### [REQUIREMENTS]
Omit all images. Write out the rest of the material exactly.

### [DATA EXTRACT]
━━━━━━━━━━
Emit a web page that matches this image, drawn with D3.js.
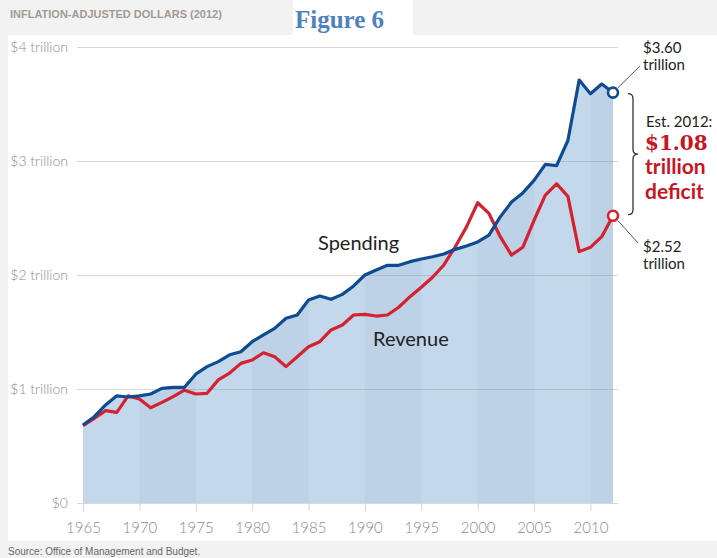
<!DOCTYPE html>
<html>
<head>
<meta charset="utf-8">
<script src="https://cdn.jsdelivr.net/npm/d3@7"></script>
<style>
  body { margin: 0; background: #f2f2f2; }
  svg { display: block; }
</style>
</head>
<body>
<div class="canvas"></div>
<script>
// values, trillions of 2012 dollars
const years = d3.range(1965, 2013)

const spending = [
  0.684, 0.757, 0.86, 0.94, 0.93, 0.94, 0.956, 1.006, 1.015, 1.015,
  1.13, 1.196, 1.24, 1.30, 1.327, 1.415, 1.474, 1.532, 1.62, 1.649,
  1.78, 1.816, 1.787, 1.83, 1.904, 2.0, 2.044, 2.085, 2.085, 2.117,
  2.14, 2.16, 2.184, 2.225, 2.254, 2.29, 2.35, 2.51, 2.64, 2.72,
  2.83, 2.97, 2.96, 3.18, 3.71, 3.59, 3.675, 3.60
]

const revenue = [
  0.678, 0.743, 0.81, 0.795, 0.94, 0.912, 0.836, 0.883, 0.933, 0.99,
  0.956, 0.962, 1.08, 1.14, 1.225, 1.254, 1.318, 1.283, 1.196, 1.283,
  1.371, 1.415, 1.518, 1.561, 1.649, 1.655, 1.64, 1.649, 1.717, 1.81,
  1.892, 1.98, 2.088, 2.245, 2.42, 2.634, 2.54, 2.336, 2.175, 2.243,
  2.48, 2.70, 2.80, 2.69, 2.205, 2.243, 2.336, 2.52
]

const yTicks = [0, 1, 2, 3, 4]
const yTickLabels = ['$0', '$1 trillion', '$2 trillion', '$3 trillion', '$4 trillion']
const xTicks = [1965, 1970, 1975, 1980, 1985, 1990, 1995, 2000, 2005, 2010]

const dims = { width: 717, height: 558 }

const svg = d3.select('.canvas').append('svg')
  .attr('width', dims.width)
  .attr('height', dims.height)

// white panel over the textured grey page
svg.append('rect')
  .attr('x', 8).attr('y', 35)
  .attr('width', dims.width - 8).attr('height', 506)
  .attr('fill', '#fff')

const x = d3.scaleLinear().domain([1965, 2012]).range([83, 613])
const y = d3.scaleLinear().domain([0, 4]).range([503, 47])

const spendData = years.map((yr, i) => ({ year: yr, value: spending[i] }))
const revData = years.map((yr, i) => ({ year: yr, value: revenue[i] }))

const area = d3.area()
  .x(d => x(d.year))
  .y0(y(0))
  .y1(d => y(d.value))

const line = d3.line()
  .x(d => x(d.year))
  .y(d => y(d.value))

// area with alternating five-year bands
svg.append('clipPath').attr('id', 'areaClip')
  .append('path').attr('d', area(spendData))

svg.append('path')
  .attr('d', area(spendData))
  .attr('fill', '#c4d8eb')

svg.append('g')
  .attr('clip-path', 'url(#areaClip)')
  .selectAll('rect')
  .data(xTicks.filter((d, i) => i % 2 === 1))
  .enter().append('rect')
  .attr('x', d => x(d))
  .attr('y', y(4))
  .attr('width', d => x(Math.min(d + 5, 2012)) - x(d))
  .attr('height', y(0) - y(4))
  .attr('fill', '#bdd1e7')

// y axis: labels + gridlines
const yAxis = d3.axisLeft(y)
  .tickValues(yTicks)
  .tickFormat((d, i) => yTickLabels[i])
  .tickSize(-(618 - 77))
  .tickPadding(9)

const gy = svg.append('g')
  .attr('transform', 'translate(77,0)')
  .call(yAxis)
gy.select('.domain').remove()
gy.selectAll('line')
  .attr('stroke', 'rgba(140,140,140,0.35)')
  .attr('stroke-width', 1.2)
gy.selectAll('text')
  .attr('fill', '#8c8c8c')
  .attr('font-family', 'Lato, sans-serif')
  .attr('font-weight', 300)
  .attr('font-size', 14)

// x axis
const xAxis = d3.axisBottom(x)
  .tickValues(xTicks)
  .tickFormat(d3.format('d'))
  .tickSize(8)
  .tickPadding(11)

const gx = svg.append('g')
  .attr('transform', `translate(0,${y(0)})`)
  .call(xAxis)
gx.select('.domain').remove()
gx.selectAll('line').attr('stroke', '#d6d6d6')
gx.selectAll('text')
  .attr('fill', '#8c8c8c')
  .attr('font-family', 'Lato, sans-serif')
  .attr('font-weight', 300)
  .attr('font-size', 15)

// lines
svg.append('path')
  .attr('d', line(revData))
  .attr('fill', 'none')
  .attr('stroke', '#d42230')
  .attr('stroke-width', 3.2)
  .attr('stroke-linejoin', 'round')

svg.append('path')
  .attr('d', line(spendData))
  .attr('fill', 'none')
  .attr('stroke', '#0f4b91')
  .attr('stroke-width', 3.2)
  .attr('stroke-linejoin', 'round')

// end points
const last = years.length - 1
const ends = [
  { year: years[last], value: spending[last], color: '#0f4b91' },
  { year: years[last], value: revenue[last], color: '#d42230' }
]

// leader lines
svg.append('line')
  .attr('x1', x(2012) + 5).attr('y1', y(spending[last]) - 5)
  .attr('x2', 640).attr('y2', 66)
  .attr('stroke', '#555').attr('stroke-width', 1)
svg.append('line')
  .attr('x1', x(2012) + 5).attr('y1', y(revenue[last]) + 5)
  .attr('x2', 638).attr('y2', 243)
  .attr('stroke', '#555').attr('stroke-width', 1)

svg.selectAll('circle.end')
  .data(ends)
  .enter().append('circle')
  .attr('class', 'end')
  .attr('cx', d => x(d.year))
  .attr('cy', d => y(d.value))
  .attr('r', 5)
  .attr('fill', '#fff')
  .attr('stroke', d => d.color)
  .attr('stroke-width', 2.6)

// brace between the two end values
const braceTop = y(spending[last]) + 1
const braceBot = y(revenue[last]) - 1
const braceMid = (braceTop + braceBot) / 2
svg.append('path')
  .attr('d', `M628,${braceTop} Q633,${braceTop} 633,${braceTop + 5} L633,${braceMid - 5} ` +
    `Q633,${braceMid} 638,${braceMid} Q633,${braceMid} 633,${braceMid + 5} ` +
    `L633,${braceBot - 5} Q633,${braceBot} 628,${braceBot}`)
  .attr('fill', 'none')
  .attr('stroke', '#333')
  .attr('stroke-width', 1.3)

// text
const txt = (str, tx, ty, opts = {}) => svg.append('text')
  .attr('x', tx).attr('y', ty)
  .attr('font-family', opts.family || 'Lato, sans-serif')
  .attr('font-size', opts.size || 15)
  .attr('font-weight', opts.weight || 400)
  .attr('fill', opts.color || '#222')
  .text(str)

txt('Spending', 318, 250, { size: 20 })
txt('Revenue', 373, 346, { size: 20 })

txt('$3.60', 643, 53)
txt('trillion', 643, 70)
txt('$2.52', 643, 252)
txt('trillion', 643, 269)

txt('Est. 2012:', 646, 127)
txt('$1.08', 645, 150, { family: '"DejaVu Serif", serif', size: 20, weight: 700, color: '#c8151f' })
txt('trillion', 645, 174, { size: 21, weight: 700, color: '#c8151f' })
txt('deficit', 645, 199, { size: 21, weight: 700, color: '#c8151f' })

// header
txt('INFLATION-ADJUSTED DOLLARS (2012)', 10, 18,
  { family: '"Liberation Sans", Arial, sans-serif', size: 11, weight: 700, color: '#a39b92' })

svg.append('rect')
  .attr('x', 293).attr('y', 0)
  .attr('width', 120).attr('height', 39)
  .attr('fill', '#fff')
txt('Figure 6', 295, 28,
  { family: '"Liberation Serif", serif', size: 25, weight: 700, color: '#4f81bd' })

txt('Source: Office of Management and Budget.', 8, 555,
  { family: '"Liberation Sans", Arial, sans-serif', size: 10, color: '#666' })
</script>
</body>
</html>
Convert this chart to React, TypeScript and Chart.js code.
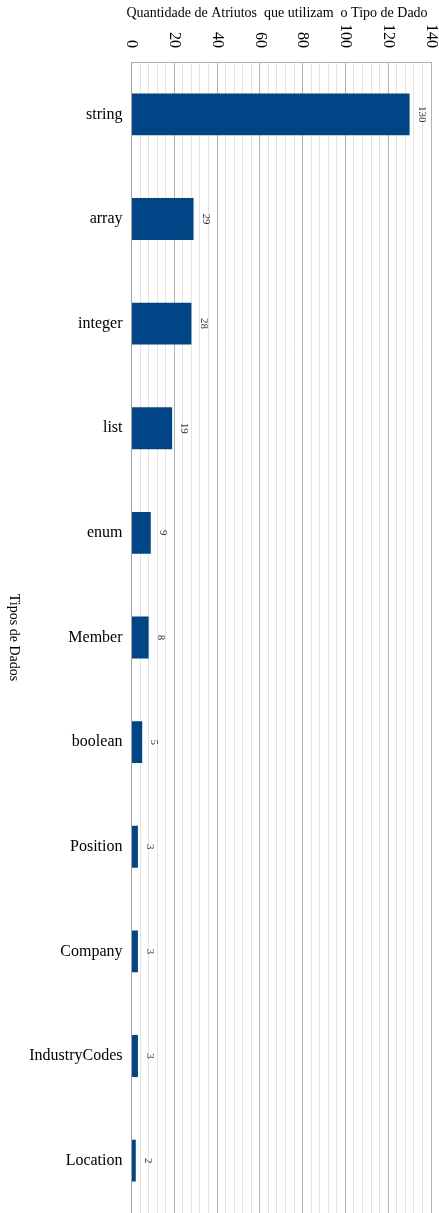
━━━━━━━━━━
### [REPLY]
Emit a web page that matches this image, drawn with D3.js.
<!DOCTYPE html>
<html>
<head>
<meta charset="utf-8">
<script src="https://cdn.jsdelivr.net/npm/d3@7"></script>
<style>
  body { margin: 0; background: #f2f2f2; }
  svg { display: block; }
</style>
</head>
<body>
<div class="canvas"></div>
<script>
// values, trillions of 2012 dollars
const years = d3.range(1965, 2013)

const spending = [
  0.684, 0.757, 0.86, 0.94, 0.93, 0.94, 0.956, 1.006, 1.015, 1.015,
  1.13, 1.196, 1.24, 1.30, 1.327, 1.415, 1.474, 1.532, 1.62, 1.649,
  1.78, 1.816, 1.787, 1.83, 1.904, 2.0, 2.044, 2.085, 2.085, 2.117,
  2.14, 2.16, 2.184, 2.225, 2.254, 2.29, 2.35, 2.51, 2.64, 2.72,
  2.83, 2.97, 2.96, 3.18, 3.71, 3.59, 3.675, 3.60
]

const revenue = [
  0.678, 0.743, 0.81, 0.795, 0.94, 0.912, 0.836, 0.883, 0.933, 0.99,
  0.956, 0.962, 1.08, 1.14, 1.225, 1.254, 1.318, 1.283, 1.196, 1.283,
  1.371, 1.415, 1.518, 1.561, 1.649, 1.655, 1.64, 1.649, 1.717, 1.81,
  1.892, 1.98, 2.088, 2.245, 2.42, 2.634, 2.54, 2.336, 2.175, 2.243,
  2.48, 2.70, 2.80, 2.69, 2.205, 2.243, 2.336, 2.52
]

const yTicks = [0, 1, 2, 3, 4]
const yTickLabels = ['$0', '$1 trillion', '$2 trillion', '$3 trillion', '$4 trillion']
const xTicks = [1965, 1970, 1975, 1980, 1985, 1990, 1995, 2000, 2005, 2010]

const dims = { width: 717, height: 558 }

const svg = d3.select('.canvas').append('svg')
  .attr('width', dims.width)
  .attr('height', dims.height)

// white panel over the textured grey page
svg.append('rect')
  .attr('x', 8).attr('y', 35)
  .attr('width', dims.width - 8).attr('height', 506)
  .attr('fill', '#fff')

const x = d3.scaleLinear().domain([1965, 2012]).range([83, 613])
const y = d3.scaleLinear().domain([0, 4]).range([503, 47])

const spendData = years.map((yr, i) => ({ year: yr, value: spending[i] }))
const revData = years.map((yr, i) => ({ year: yr, value: revenue[i] }))

const area = d3.area()
  .x(d => x(d.year))
  .y0(y(0))
  .y1(d => y(d.value))

const line = d3.line()
  .x(d => x(d.year))
  .y(d => y(d.value))

// area with alternating five-year bands
svg.append('clipPath').attr('id', 'areaClip')
  .append('path').attr('d', area(spendData))

svg.append('path')
  .attr('d', area(spendData))
  .attr('fill', '#c4d8eb')

svg.append('g')
  .attr('clip-path', 'url(#areaClip)')
  .selectAll('rect')
  .data(xTicks.filter((d, i) => i % 2 === 1))
  .enter().append('rect')
  .attr('x', d => x(d))
  .attr('y', y(4))
  .attr('width', d => x(Math.min(d + 5, 2012)) - x(d))
  .attr('height', y(0) - y(4))
  .attr('fill', '#bdd1e7')

// y axis: labels + gridlines
const yAxis = d3.axisLeft(y)
  .tickValues(yTicks)
  .tickFormat((d, i) => yTickLabels[i])
  .tickSize(-(618 - 77))
  .tickPadding(9)

const gy = svg.append('g')
  .attr('transform', 'translate(77,0)')
  .call(yAxis)
gy.select('.domain').remove()
gy.selectAll('line')
  .attr('stroke', 'rgba(140,140,140,0.35)')
  .attr('stroke-width', 1.2)
gy.selectAll('text')
  .attr('fill', '#8c8c8c')
  .attr('font-family', 'Lato, sans-serif')
  .attr('font-weight', 300)
  .attr('font-size', 14)

// x axis
const xAxis = d3.axisBottom(x)
  .tickValues(xTicks)
  .tickFormat(d3.format('d'))
  .tickSize(8)
  .tickPadding(11)

const gx = svg.append('g')
  .attr('transform', `translate(0,${y(0)})`)
  .call(xAxis)
gx.select('.domain').remove()
gx.selectAll('line').attr('stroke', '#d6d6d6')
gx.selectAll('text')
  .attr('fill', '#8c8c8c')
  .attr('font-family', 'Lato, sans-serif')
  .attr('font-weight', 300)
  .attr('font-size', 15)

// lines
svg.append('path')
  .attr('d', line(revData))
  .attr('fill', 'none')
  .attr('stroke', '#d42230')
  .attr('stroke-width', 3.2)
  .attr('stroke-linejoin', 'round')

svg.append('path')
  .attr('d', line(spendData))
  .attr('fill', 'none')
  .attr('stroke', '#0f4b91')
  .attr('stroke-width', 3.2)
  .attr('stroke-linejoin', 'round')

// end points
const last = years.length - 1
const ends = [
  { year: years[last], value: spending[last], color: '#0f4b91' },
  { year: years[last], value: revenue[last], color: '#d42230' }
]

// leader lines
svg.append('line')
  .attr('x1', x(2012) + 5).attr('y1', y(spending[last]) - 5)
  .attr('x2', 640).attr('y2', 66)
  .attr('stroke', '#555').attr('stroke-width', 1)
svg.append('line')
  .attr('x1', x(2012) + 5).attr('y1', y(revenue[last]) + 5)
  .attr('x2', 638).attr('y2', 243)
  .attr('stroke', '#555').attr('stroke-width', 1)

svg.selectAll('circle.end')
  .data(ends)
  .enter().append('circle')
  .attr('class', 'end')
  .attr('cx', d => x(d.year))
  .attr('cy', d => y(d.value))
  .attr('r', 5)
  .attr('fill', '#fff')
  .attr('stroke', d => d.color)
  .attr('stroke-width', 2.6)

// brace between the two end values
const braceTop = y(spending[last]) + 1
const braceBot = y(revenue[last]) - 1
const braceMid = (braceTop + braceBot) / 2
svg.append('path')
  .attr('d', `M628,${braceTop} Q633,${braceTop} 633,${braceTop + 5} L633,${braceMid - 5} ` +
    `Q633,${braceMid} 638,${braceMid} Q633,${braceMid} 633,${braceMid + 5} ` +
    `L633,${braceBot - 5} Q633,${braceBot} 628,${braceBot}`)
  .attr('fill', 'none')
  .attr('stroke', '#333')
  .attr('stroke-width', 1.3)

// text
const txt = (str, tx, ty, opts = {}) => svg.append('text')
  .attr('x', tx).attr('y', ty)
  .attr('font-family', opts.family || 'Lato, sans-serif')
  .attr('font-size', opts.size || 15)
  .attr('font-weight', opts.weight || 400)
  .attr('fill', opts.color || '#222')
  .text(str)

txt('Spending', 318, 250, { size: 20 })
txt('Revenue', 373, 346, { size: 20 })

txt('$3.60', 643, 53)
txt('trillion', 643, 70)
txt('$2.52', 643, 252)
txt('trillion', 643, 269)

txt('Est. 2012:', 646, 127)
txt('$1.08', 645, 150, { family: '"DejaVu Serif", serif', size: 20, weight: 700, color: '#c8151f' })
txt('trillion', 645, 174, { size: 21, weight: 700, color: '#c8151f' })
txt('deficit', 645, 199, { size: 21, weight: 700, color: '#c8151f' })

// header
txt('INFLATION-ADJUSTED DOLLARS (2012)', 10, 18,
  { family: '"Liberation Sans", Arial, sans-serif', size: 11, weight: 700, color: '#a39b92' })

svg.append('rect')
  .attr('x', 293).attr('y', 0)
  .attr('width', 120).attr('height', 39)
  .attr('fill', '#fff')
txt('Figure 6', 295, 28,
  { family: '"Liberation Serif", serif', size: 25, weight: 700, color: '#4f81bd' })

txt('Source: Office of Management and Budget.', 8, 555,
  { family: '"Liberation Sans", Arial, sans-serif', size: 10, color: '#666' })
</script>
</body>
</html>
Convert this chart to React, TypeScript and Chart.js code.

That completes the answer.